Rocki Richardson

Wait For The Sun  

Wait for the sun. It’s my personal version of “what a difference a day makes” or “the sun will come out tomorrow”.  These words have brought me through my darkest nights and back from the edge of the cliff for many years as I navigate my mental wellness journey. They remind me that the sun is promised to rise in the morning…we just have to be here to see it. Some nights, that was my only job and my only hope. It meant that I was still alive.

At seventeen, I was diagnosed with major depressive disorder and generalized anxiety disorder. I also had an occasional urge to hurt myself when faced with overwhelming emotions. A dark secret that I rarely ever mention. At that point, I had missed out on all of my high school activities. No proms, dances, sports, etc. and I barely graduated with my diploma. I remember becoming so withdrawn from everything that previously brought me so much joy. I was overwhelmed with suicidal ideation and carried the heaviest cloud that nothing that I did mattered or was ever good enough. I really believed that the world would be a better place without me in it. But I was so wrong! 

I didn’t begin to take my mental health serious until I turned thirty. After spending countless days in and out of emergency rooms, inpatient psych wards, and outpatient therapy throughout my early twenties, I finally accepted that I was living with a real mental illness. I remember late-night calls to crisis lines that I would resolve to call when my fear of dying became too big for me. I knew that I did not want to die, I just wanted to stop hurting. There is such a thin line between the two. My heart goes out to all of the families who have loved ones who have crossed it, including my own. Do you know how hopeless one must feel to follow through at that moment? I only have an idea after riding the line for far too many years of my life. It’s the scariest and loneliest place between earth and the world that you can only hope that exists on the other side of pain. 

Throughout my professional career, I learned how to master the art of illusion. Lights! Cameras! Action! The smile on my face was a mask that I put on from 9 am to 5 pm and took off when the cameras stopped rolling. Cut! Sometimes it’s like being two completely different people in one.  Put simply, there is a healthy and unhealthy version of myself. Healthy me is vibrant, full of love, life, and free! At times when I’m sick, I can barely recognize my own eyes in the mirror. Emptiness and despair stare back at me wondering where the “real” Rakia went. 

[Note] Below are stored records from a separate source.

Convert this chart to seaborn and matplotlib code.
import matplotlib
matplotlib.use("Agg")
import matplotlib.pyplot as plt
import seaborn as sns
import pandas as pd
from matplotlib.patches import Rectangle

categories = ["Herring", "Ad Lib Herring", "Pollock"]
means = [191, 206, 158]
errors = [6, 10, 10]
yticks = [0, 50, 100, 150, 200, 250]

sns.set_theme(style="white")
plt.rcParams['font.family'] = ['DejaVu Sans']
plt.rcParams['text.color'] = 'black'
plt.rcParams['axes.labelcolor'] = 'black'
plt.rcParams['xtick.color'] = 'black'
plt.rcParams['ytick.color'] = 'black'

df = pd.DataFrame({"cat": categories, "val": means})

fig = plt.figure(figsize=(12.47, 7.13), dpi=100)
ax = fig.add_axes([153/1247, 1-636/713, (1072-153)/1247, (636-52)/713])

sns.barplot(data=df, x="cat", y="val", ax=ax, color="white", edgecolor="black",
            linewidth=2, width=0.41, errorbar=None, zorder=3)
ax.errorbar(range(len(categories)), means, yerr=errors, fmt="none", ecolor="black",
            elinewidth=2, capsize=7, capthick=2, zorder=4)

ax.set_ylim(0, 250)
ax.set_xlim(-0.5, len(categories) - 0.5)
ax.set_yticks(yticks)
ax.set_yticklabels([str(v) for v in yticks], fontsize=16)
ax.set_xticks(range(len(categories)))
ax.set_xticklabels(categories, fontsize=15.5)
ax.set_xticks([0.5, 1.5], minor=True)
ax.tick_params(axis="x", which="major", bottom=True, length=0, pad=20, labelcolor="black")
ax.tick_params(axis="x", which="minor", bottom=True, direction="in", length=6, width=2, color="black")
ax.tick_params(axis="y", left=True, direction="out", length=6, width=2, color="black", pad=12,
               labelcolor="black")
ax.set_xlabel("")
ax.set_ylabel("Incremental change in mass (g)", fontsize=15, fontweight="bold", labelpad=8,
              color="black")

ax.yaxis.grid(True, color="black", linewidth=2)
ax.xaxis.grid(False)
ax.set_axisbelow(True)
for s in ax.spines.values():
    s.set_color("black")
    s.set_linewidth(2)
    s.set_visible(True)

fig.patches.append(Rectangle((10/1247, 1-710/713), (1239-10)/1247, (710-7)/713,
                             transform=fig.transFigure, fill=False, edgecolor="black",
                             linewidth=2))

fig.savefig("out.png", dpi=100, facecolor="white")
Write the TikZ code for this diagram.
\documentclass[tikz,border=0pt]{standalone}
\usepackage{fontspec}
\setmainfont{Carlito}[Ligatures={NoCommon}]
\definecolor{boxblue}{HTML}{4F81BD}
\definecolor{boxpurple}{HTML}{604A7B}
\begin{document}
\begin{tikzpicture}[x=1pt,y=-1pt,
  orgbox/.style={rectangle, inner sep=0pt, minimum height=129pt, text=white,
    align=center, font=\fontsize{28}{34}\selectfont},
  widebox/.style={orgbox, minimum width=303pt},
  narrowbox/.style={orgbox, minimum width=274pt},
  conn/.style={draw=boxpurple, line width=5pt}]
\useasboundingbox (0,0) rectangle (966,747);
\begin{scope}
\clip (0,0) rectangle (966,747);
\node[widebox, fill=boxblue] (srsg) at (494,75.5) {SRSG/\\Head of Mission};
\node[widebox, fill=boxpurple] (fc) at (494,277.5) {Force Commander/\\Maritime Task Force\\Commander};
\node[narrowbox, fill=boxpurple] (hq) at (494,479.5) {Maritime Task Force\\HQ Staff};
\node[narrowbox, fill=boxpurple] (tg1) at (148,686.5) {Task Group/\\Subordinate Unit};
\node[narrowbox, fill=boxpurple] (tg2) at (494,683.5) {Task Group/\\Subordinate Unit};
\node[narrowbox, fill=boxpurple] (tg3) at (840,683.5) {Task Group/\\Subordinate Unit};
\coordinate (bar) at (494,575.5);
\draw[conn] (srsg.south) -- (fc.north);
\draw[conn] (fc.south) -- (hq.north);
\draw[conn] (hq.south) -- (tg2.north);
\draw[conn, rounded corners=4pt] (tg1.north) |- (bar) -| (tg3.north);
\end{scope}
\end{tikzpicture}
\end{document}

Living with depression is like tripping into a dark hole and looking up. There is a way out but no ladder. You can see people walking across the hole and continuing about their daily lives but you’re unable to find the volume in your own voice to call out to them. Everything quite literally feels like it’s temporarily disabled with the occasional person crossing the hole yelling, “Get out of there!” But never throwing you a ladder. Sometimes they don’t know that you need one. Some days I am metaphorically treading water in the deep of the ocean and growing more tired by the hour. I appear to be swimming but am only treading with the weight of my illness around my ankles. Temporarily forgetting how to swim but knowing how to at least stay alive. 

Speaking of staying alive! Aren’t you glad that I waited for the sun? I learned that some days were the worst of my life but choosing to live gave me some of my best. When I chose to make my mental health a priority, when I learned how to love every facet of the rough diamond that I am, it was then that I began to thrive. Thriving for me is acknowledging the illness but not allowing it to define me. Thriving for me is daily self-care with no exceptions. Thriving is acknowledging when I’m not ok. Thriving is asking for help when I need it. Thriving is having a support system that I trust with my vulnerabilities. Thriving is working with NAMI Metro Baltimore helping people like me and their families thrive too. Thriving is wearing my green heart to spread mental health awareness to end stigmas associated with mental illness in our communities. Thriving is sharing my story.  It is not without struggles. Nor without pain. It’s choosing to be here every single day. Rising. Waiting for the sun that I know will come out tomorrow. I promise. I’m here!